Brief: The answer is one number: how many lines hold the string "with".

-- begin Data excerpts --

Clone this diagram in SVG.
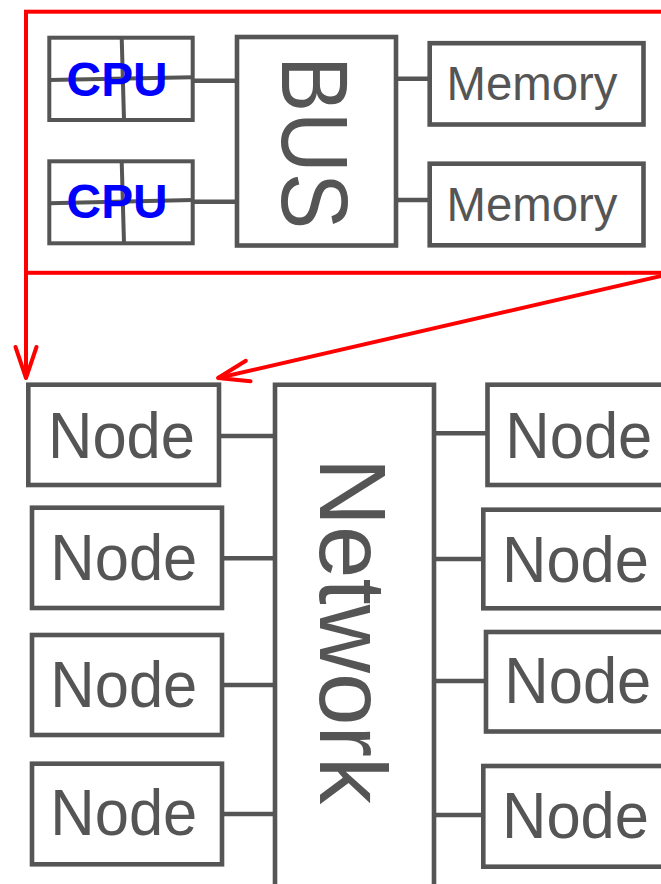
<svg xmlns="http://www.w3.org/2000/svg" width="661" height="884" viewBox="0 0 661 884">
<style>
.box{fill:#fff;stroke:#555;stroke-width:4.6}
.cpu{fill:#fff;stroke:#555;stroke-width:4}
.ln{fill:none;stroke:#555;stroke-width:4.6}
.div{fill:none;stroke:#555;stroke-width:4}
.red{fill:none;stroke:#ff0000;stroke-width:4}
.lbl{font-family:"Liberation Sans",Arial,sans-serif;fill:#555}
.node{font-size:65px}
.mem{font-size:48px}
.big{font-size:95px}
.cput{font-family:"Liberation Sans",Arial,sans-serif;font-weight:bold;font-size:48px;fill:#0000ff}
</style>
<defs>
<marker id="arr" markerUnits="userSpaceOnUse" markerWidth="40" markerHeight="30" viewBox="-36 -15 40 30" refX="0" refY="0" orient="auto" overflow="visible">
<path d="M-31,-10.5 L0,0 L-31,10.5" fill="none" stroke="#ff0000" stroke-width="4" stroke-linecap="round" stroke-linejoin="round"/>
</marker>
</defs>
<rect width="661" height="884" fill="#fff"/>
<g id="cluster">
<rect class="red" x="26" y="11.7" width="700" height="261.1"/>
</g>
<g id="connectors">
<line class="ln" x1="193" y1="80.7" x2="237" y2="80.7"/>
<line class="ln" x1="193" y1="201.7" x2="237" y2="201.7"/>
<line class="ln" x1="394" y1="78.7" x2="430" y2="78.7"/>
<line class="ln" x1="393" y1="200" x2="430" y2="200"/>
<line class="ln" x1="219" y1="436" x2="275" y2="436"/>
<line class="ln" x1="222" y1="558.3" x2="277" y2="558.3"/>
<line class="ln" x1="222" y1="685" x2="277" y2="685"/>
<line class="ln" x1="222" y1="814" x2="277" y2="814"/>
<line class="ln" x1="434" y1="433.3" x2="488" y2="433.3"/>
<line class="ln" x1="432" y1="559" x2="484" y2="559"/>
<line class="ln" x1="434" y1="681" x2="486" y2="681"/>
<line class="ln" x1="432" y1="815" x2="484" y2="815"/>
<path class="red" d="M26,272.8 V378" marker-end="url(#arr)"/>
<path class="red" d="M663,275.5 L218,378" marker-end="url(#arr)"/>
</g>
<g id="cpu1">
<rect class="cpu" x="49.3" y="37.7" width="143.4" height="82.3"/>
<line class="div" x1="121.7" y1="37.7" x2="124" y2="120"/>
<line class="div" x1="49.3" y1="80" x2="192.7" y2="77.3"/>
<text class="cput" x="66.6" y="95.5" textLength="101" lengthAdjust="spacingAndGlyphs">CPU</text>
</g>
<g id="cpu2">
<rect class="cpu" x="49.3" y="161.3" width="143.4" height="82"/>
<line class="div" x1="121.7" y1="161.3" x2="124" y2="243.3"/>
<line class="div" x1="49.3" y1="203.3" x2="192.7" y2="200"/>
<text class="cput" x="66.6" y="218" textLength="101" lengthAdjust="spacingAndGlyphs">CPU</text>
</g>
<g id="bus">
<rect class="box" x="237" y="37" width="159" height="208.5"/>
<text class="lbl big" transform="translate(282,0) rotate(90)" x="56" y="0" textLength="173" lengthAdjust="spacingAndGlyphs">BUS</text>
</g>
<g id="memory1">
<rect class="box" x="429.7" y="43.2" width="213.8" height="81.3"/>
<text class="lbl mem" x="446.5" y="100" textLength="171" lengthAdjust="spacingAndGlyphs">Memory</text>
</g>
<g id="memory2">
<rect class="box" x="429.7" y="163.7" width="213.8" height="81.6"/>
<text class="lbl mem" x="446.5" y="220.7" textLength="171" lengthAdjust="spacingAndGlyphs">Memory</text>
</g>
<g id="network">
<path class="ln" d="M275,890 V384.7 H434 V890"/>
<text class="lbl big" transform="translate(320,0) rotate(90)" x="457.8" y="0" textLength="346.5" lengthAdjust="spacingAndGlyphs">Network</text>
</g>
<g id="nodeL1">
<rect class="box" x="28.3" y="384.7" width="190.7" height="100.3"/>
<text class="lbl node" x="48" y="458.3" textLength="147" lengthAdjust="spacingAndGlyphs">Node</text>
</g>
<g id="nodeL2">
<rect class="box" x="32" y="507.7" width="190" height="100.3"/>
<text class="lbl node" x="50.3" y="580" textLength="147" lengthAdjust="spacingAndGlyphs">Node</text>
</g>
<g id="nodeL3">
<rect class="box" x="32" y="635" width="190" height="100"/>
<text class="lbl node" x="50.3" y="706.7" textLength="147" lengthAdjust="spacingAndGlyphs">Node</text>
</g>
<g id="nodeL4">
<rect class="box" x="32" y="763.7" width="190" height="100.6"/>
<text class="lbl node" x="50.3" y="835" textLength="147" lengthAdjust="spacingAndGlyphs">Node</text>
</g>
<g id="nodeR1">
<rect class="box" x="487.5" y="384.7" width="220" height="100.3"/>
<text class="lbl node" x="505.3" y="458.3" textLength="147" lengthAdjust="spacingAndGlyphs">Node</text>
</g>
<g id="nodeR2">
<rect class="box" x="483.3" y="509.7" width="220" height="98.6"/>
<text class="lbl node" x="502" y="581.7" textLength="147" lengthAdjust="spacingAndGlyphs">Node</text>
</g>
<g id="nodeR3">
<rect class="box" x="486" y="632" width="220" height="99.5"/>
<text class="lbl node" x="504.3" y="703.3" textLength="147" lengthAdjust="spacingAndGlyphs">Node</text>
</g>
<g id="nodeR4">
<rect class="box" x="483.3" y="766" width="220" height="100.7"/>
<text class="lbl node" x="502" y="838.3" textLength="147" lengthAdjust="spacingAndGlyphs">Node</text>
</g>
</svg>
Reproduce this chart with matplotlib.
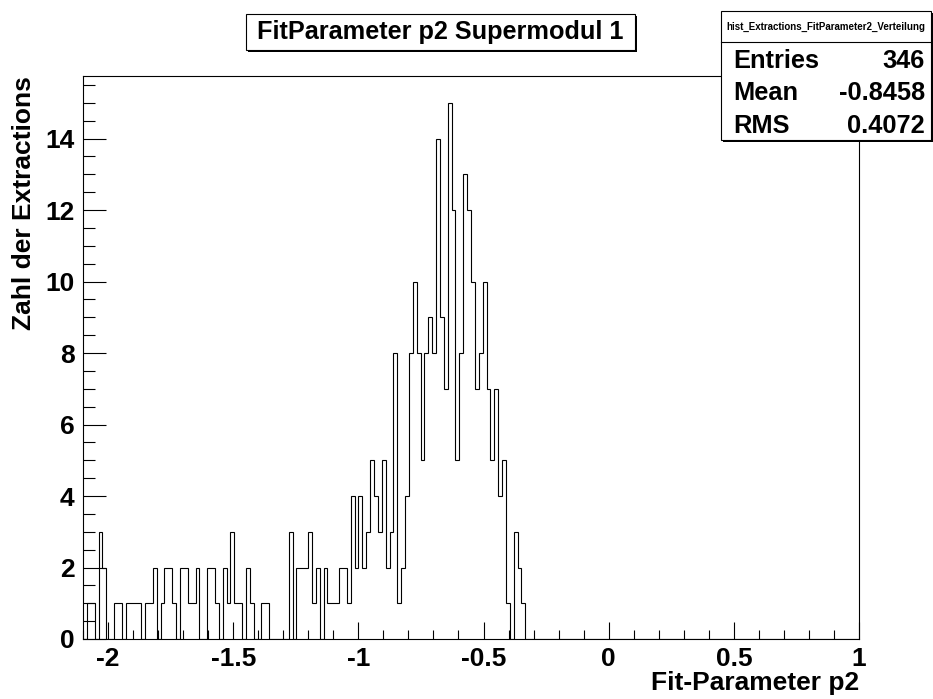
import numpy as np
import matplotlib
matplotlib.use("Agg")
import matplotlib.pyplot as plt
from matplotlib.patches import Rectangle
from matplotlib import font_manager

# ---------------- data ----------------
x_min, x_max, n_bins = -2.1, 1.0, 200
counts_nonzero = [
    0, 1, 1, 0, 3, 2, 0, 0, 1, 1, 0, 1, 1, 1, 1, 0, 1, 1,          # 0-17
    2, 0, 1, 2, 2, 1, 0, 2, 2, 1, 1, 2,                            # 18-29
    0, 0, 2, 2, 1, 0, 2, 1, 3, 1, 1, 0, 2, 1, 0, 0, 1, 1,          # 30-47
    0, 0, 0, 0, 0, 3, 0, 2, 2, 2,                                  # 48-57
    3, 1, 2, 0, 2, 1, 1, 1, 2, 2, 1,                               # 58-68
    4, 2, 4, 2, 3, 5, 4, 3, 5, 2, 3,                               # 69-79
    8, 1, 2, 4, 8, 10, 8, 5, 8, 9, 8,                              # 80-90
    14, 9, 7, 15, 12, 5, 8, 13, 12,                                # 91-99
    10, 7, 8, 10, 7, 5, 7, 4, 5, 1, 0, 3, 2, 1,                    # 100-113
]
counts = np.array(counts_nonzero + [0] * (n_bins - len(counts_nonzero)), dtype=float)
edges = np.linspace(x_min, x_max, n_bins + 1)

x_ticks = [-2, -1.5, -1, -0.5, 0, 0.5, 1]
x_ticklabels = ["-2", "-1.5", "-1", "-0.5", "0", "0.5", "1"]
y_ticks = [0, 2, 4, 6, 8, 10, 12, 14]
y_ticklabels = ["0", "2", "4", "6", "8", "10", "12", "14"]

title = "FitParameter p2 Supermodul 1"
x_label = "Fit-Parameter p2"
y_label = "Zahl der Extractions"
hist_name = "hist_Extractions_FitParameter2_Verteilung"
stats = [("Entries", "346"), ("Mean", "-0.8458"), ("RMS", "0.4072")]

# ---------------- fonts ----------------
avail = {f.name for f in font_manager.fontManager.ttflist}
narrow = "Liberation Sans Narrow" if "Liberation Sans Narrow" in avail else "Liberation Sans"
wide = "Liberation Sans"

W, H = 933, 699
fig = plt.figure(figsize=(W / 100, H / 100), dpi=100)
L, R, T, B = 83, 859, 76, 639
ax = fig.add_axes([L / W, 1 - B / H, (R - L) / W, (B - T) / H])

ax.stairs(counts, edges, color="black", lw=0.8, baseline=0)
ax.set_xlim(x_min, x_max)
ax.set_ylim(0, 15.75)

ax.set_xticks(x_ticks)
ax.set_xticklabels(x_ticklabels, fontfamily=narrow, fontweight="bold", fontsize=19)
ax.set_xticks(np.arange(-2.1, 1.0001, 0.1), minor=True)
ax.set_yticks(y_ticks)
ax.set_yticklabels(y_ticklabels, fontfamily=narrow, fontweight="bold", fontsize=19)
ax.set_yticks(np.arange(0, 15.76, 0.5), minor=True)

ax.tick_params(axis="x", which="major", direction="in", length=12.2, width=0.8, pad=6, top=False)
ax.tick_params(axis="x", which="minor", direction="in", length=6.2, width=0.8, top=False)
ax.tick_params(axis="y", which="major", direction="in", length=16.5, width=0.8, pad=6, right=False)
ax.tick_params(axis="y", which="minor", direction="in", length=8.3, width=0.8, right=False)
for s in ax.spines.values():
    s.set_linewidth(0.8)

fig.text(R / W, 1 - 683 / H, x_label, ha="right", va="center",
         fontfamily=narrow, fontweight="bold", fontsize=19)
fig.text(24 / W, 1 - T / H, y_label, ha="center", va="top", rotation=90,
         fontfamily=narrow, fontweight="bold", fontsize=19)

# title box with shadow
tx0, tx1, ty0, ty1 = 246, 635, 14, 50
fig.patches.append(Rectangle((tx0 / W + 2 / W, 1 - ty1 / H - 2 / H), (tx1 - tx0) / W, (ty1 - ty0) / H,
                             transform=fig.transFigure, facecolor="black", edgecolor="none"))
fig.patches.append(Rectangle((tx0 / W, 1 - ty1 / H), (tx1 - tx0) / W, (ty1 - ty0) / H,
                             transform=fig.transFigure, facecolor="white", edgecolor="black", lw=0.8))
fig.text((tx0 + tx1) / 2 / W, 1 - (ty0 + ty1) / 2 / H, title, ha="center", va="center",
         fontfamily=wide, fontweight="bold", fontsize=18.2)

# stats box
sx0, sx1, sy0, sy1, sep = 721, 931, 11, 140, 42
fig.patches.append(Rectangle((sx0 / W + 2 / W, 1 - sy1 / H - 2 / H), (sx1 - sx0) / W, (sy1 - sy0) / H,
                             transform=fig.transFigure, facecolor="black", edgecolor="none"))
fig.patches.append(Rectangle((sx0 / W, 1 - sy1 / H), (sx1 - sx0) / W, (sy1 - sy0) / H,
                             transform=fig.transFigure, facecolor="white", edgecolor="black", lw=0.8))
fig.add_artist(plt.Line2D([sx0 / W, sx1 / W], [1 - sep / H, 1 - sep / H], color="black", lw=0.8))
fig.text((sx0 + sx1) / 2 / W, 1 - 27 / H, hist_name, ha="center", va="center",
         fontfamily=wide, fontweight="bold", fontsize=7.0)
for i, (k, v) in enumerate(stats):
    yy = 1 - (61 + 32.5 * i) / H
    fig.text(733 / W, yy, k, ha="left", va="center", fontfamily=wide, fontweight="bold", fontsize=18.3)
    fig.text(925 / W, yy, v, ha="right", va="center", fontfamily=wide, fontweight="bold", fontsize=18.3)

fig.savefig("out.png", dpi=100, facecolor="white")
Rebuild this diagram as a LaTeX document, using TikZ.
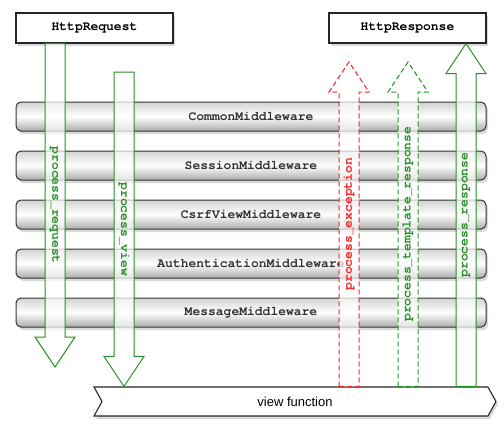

-- end Data excerpts --

Task response: 2